◆ **Collected material**
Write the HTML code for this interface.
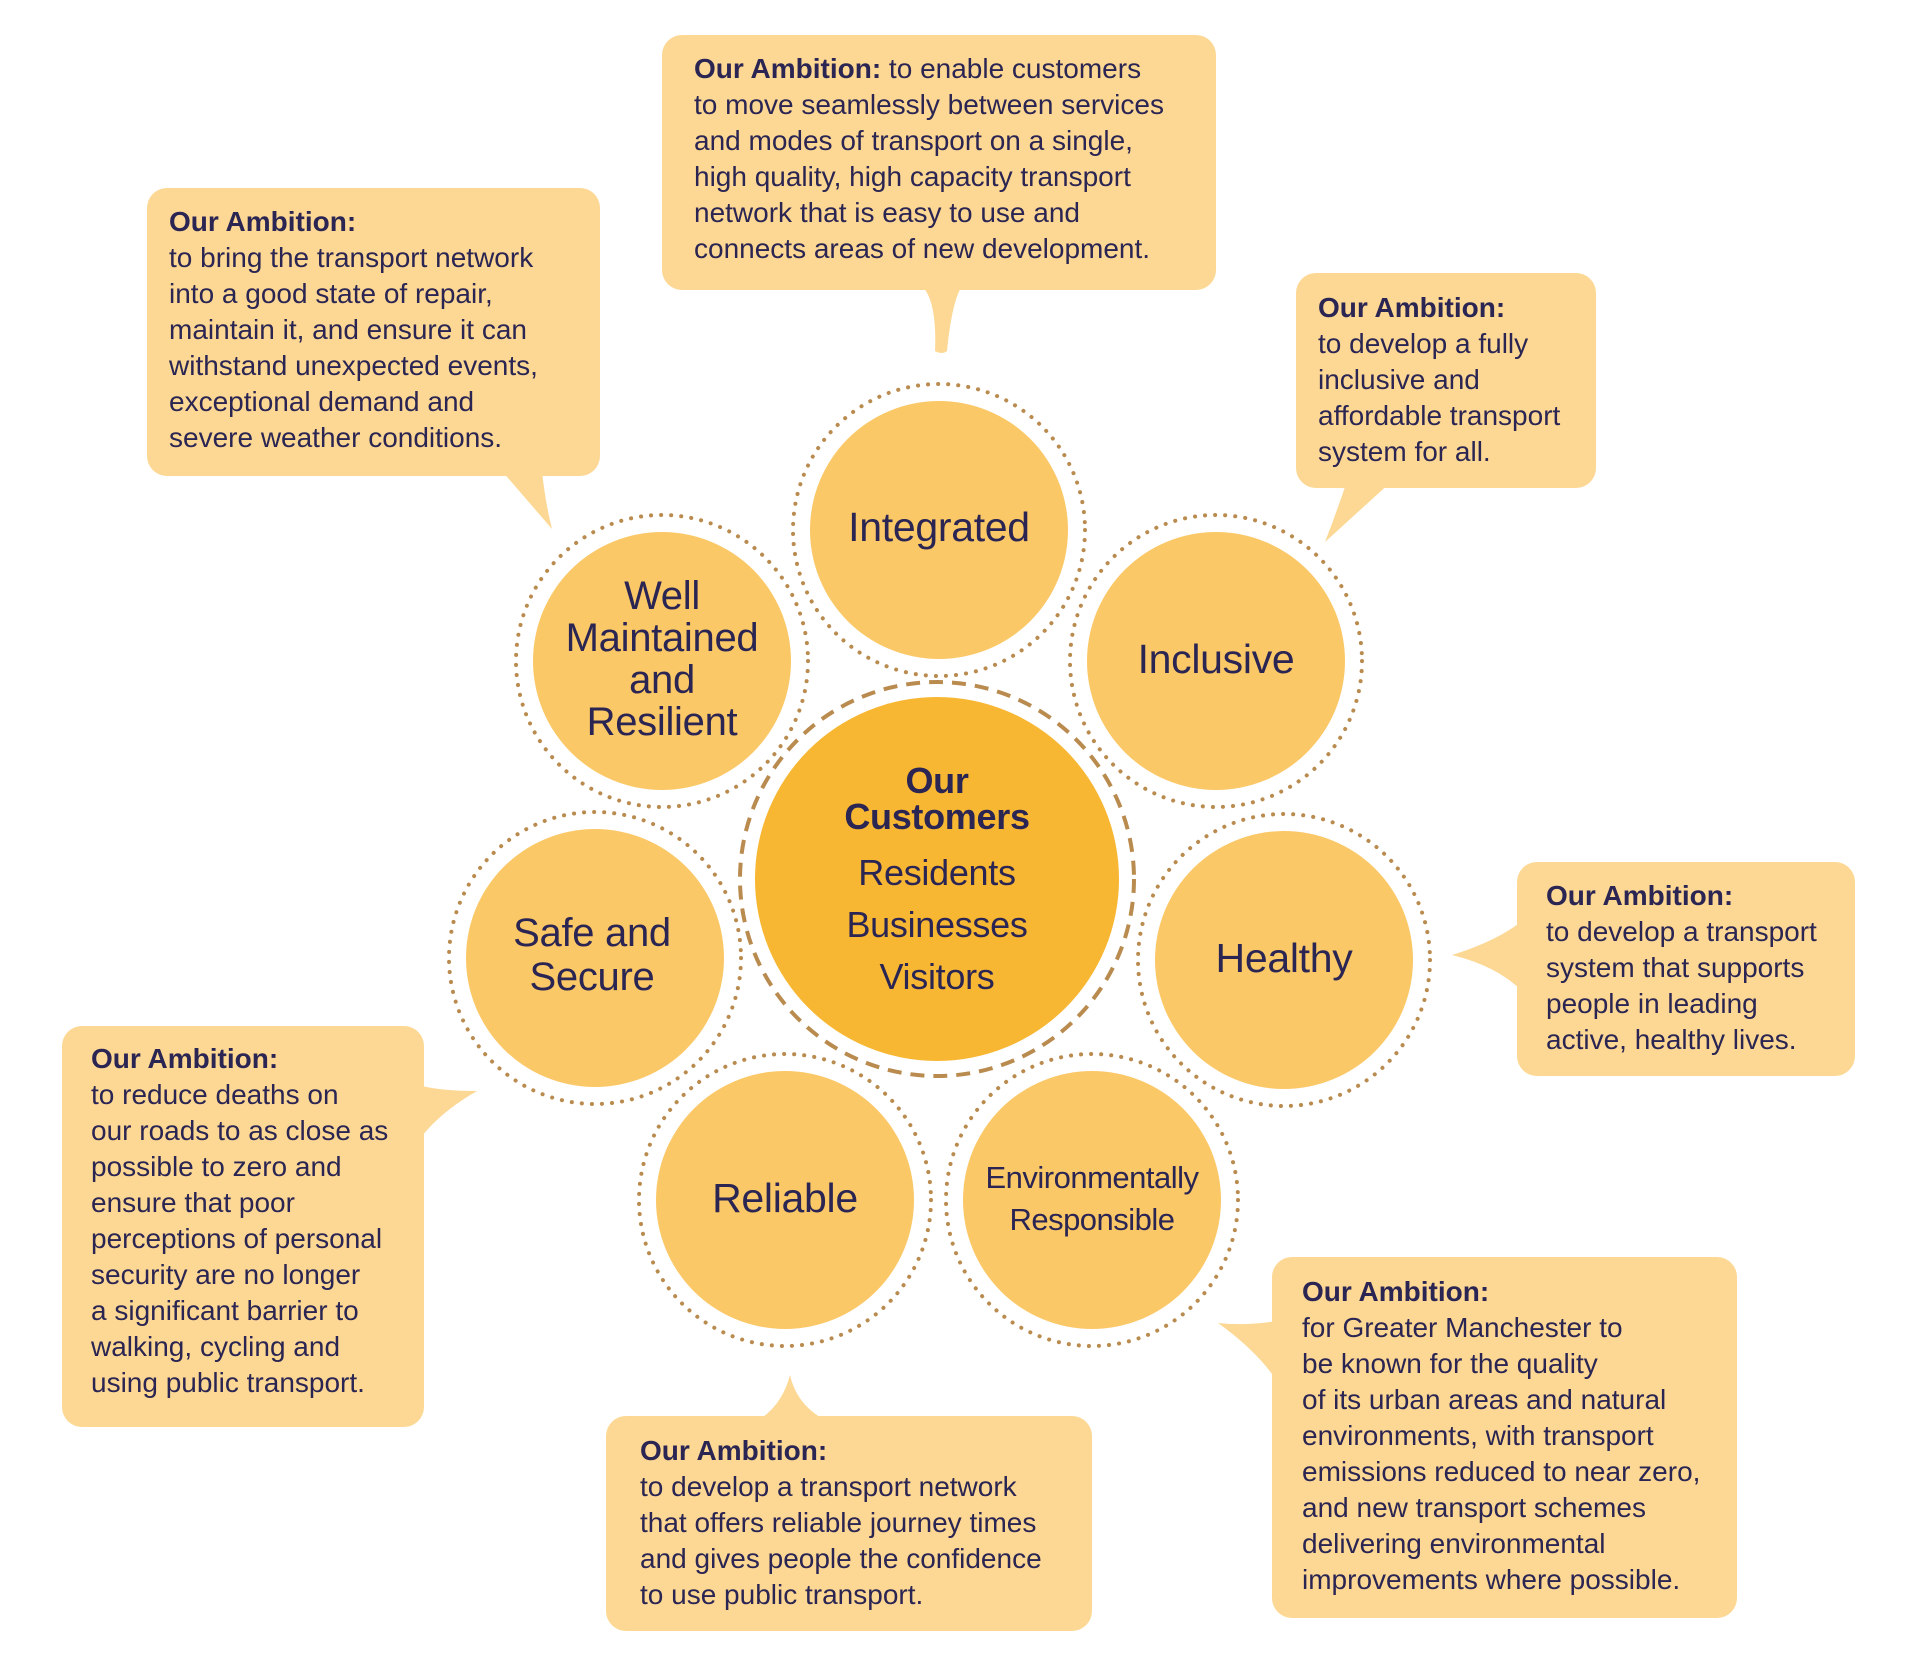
<!DOCTYPE html>
<html><head><meta charset="utf-8"><style>
body{margin:0;width:1920px;height:1657px;background:#fff;position:relative;overflow:hidden;font-family:"Liberation Sans",sans-serif;color:#2a2552}
#w{position:absolute;left:-3px;top:1px;width:1920px;height:1657px}
.b{position:absolute;font-size:28px;line-height:36px;letter-spacing:0px;white-space:nowrap}
.b b{font-weight:bold}
.c{position:absolute;text-align:center;white-space:nowrap;letter-spacing:-0.3px}
</style></head><body><div id="w">
<svg width="1920" height="1657" style="position:absolute;left:0;top:0">
<g fill="#fdd894">
<rect x="665" y="34" width="554" height="255" rx="20"/>
<path d="M925 285 Q940 300 938 350 Q945 354 950 350 Q955 300 965 285Z"/>
<rect x="150" y="187" width="453" height="288" rx="20"/>
<path d="M505 470 L555 528 Q548 500 545 470Z"/>
<rect x="1299" y="272" width="300" height="215" rx="20"/>
<path d="M1350 480 Q1340 510 1328 541 L1395 480Z"/>
<rect x="1520" y="861" width="338" height="214" rx="20"/>
<path d="M1525 920 Q1500 940 1455 954 Q1500 965 1525 990Z"/>
<rect x="65" y="1025" width="362" height="401" rx="20"/>
<path d="M425 1085 Q445 1090 480 1090 Q445 1110 425 1135Z"/>
<rect x="609" y="1415" width="486" height="215" rx="20"/>
<path d="M760 1420 Q785 1405 793 1374 Q800 1405 830 1420Z"/>
<rect x="1275" y="1256" width="465" height="361" rx="20"/>
<path d="M1280 1320 Q1250 1325 1221 1322 Q1260 1350 1280 1380Z"/>
</g>
<g fill="none" stroke="#b98b4f" stroke-width="4" stroke-linecap="round" stroke-dasharray="0.1 10">
<circle cx="942" cy="529" r="146"/>
<circle cx="1219" cy="660" r="146"/>
<circle cx="1287" cy="959" r="146"/>
<circle cx="1095" cy="1199" r="146"/>
<circle cx="788" cy="1199" r="146"/>
<circle cx="598" cy="957" r="146"/>
<circle cx="665" cy="660" r="146"/>
</g>
<circle cx="940" cy="878" r="197" fill="none" stroke="#b98b4f" stroke-width="4" stroke-dasharray="14 9"/>
<g fill="#fbc867">
<circle cx="942" cy="529" r="129"/>
<circle cx="1219" cy="660" r="129"/>
<circle cx="1287" cy="959" r="129"/>
<circle cx="1095" cy="1199" r="129"/>
<circle cx="788" cy="1199" r="129"/>
<circle cx="598" cy="957" r="129"/>
<circle cx="665" cy="660" r="129"/>
</g>
<circle cx="940" cy="878" r="182" fill="#f8b733"/>
</svg>
<div class="b" style="left:697px;top:50px"><b>Our Ambition:</b> to enable customers<br>to move seamlessly between services<br>and modes of transport on a single,<br>high quality, high capacity transport<br>network that is easy to use and<br>connects areas of new development.</div>
<div class="b" style="left:172px;top:203px"><b>Our Ambition:</b><br>to bring the transport network<br>into a good state of repair,<br>maintain it, and ensure it can<br>withstand unexpected events,<br>exceptional demand and<br>severe weather conditions.</div>
<div class="b" style="left:1321px;top:289px"><b>Our Ambition:</b><br>to develop a fully<br>inclusive and<br>affordable transport<br>system for all.</div>
<div class="b" style="left:1549px;top:877px"><b>Our Ambition:</b><br>to develop a transport<br>system that supports<br>people in leading<br>active, healthy lives.</div>
<div class="b" style="left:94px;top:1040px"><b>Our Ambition:</b><br>to reduce deaths on<br>our roads to as close as<br>possible to zero and<br>ensure that poor<br>perceptions of personal<br>security are no longer<br>a significant barrier to<br>walking, cycling and<br>using public transport.</div>
<div class="b" style="left:643px;top:1432px"><b>Our Ambition:</b><br>to develop a transport network<br>that offers reliable journey times<br>and gives people the confidence<br>to use public transport.</div>
<div class="b" style="left:1305px;top:1273px"><b>Our Ambition:</b><br>for Greater Manchester to<br>be known for the quality<br>of its urban areas and natural<br>environments, with transport<br>emissions reduced to near zero,<br>and new transport schemes<br>delivering environmental<br>improvements where possible.</div>
<div class="c" style="left:792px;width:300px;top:503px;font-size:41px">Integrated</div>
<div class="c" style="left:1069px;width:300px;top:635px;font-size:41px">Inclusive</div>
<div class="c" style="left:1137px;width:300px;top:934px;font-size:41px">Healthy</div>
<div class="c" style="left:638px;width:300px;top:1174px;font-size:41px">Reliable</div>
<div class="c" style="left:445px;width:300px;top:910px;font-size:40px;line-height:44px">Safe and<br>Secure</div>
<div class="c" style="left:515px;width:300px;top:574px;font-size:40px;line-height:42px">Well<br>Maintained<br>and<br>Resilient</div>
<div class="c" style="left:960px;width:270px;top:1156px;font-size:31px;line-height:42px;letter-spacing:-0.5px">Environmentally<br>Responsible</div>
<div class="c" style="left:790px;width:300px;top:762px;font-size:36px;line-height:36px;font-weight:bold">Our<br>Customers</div>
<div class="c" style="left:790px;width:300px;top:846px;font-size:36px;line-height:52px">Residents<br>Businesses<br>Visitors</div>
</div></body></html>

◆ **Do this**
Print the full listing exactly, dropping the pictures.

◆ **Response for this exercise**
Write the HTML code for this interface.
<!DOCTYPE html>
<html><head><meta charset="utf-8"><style>
body{margin:0;width:1920px;height:1657px;background:#fff;position:relative;overflow:hidden;font-family:"Liberation Sans",sans-serif;color:#2a2552}
#w{position:absolute;left:-3px;top:1px;width:1920px;height:1657px}
.b{position:absolute;font-size:28px;line-height:36px;letter-spacing:0px;white-space:nowrap}
.b b{font-weight:bold}
.c{position:absolute;text-align:center;white-space:nowrap;letter-spacing:-0.3px}
</style></head><body><div id="w">
<svg width="1920" height="1657" style="position:absolute;left:0;top:0">
<g fill="#fdd894">
<rect x="665" y="34" width="554" height="255" rx="20"/>
<path d="M925 285 Q940 300 938 350 Q945 354 950 350 Q955 300 965 285Z"/>
<rect x="150" y="187" width="453" height="288" rx="20"/>
<path d="M505 470 L555 528 Q548 500 545 470Z"/>
<rect x="1299" y="272" width="300" height="215" rx="20"/>
<path d="M1350 480 Q1340 510 1328 541 L1395 480Z"/>
<rect x="1520" y="861" width="338" height="214" rx="20"/>
<path d="M1525 920 Q1500 940 1455 954 Q1500 965 1525 990Z"/>
<rect x="65" y="1025" width="362" height="401" rx="20"/>
<path d="M425 1085 Q445 1090 480 1090 Q445 1110 425 1135Z"/>
<rect x="609" y="1415" width="486" height="215" rx="20"/>
<path d="M760 1420 Q785 1405 793 1374 Q800 1405 830 1420Z"/>
<rect x="1275" y="1256" width="465" height="361" rx="20"/>
<path d="M1280 1320 Q1250 1325 1221 1322 Q1260 1350 1280 1380Z"/>
</g>
<g fill="none" stroke="#b98b4f" stroke-width="4" stroke-linecap="round" stroke-dasharray="0.1 10">
<circle cx="942" cy="529" r="146"/>
<circle cx="1219" cy="660" r="146"/>
<circle cx="1287" cy="959" r="146"/>
<circle cx="1095" cy="1199" r="146"/>
<circle cx="788" cy="1199" r="146"/>
<circle cx="598" cy="957" r="146"/>
<circle cx="665" cy="660" r="146"/>
</g>
<circle cx="940" cy="878" r="197" fill="none" stroke="#b98b4f" stroke-width="4" stroke-dasharray="14 9"/>
<g fill="#fbc867">
<circle cx="942" cy="529" r="129"/>
<circle cx="1219" cy="660" r="129"/>
<circle cx="1287" cy="959" r="129"/>
<circle cx="1095" cy="1199" r="129"/>
<circle cx="788" cy="1199" r="129"/>
<circle cx="598" cy="957" r="129"/>
<circle cx="665" cy="660" r="129"/>
</g>
<circle cx="940" cy="878" r="182" fill="#f8b733"/>
</svg>
<div class="b" style="left:697px;top:50px"><b>Our Ambition:</b> to enable customers<br>to move seamlessly between services<br>and modes of transport on a single,<br>high quality, high capacity transport<br>network that is easy to use and<br>connects areas of new development.</div>
<div class="b" style="left:172px;top:203px"><b>Our Ambition:</b><br>to bring the transport network<br>into a good state of repair,<br>maintain it, and ensure it can<br>withstand unexpected events,<br>exceptional demand and<br>severe weather conditions.</div>
<div class="b" style="left:1321px;top:289px"><b>Our Ambition:</b><br>to develop a fully<br>inclusive and<br>affordable transport<br>system for all.</div>
<div class="b" style="left:1549px;top:877px"><b>Our Ambition:</b><br>to develop a transport<br>system that supports<br>people in leading<br>active, healthy lives.</div>
<div class="b" style="left:94px;top:1040px"><b>Our Ambition:</b><br>to reduce deaths on<br>our roads to as close as<br>possible to zero and<br>ensure that poor<br>perceptions of personal<br>security are no longer<br>a significant barrier to<br>walking, cycling and<br>using public transport.</div>
<div class="b" style="left:643px;top:1432px"><b>Our Ambition:</b><br>to develop a transport network<br>that offers reliable journey times<br>and gives people the confidence<br>to use public transport.</div>
<div class="b" style="left:1305px;top:1273px"><b>Our Ambition:</b><br>for Greater Manchester to<br>be known for the quality<br>of its urban areas and natural<br>environments, with transport<br>emissions reduced to near zero,<br>and new transport schemes<br>delivering environmental<br>improvements where possible.</div>
<div class="c" style="left:792px;width:300px;top:503px;font-size:41px">Integrated</div>
<div class="c" style="left:1069px;width:300px;top:635px;font-size:41px">Inclusive</div>
<div class="c" style="left:1137px;width:300px;top:934px;font-size:41px">Healthy</div>
<div class="c" style="left:638px;width:300px;top:1174px;font-size:41px">Reliable</div>
<div class="c" style="left:445px;width:300px;top:910px;font-size:40px;line-height:44px">Safe and<br>Secure</div>
<div class="c" style="left:515px;width:300px;top:574px;font-size:40px;line-height:42px">Well<br>Maintained<br>and<br>Resilient</div>
<div class="c" style="left:960px;width:270px;top:1156px;font-size:31px;line-height:42px;letter-spacing:-0.5px">Environmentally<br>Responsible</div>
<div class="c" style="left:790px;width:300px;top:762px;font-size:36px;line-height:36px;font-weight:bold">Our<br>Customers</div>
<div class="c" style="left:790px;width:300px;top:846px;font-size:36px;line-height:52px">Residents<br>Businesses<br>Visitors</div>
</div></body></html>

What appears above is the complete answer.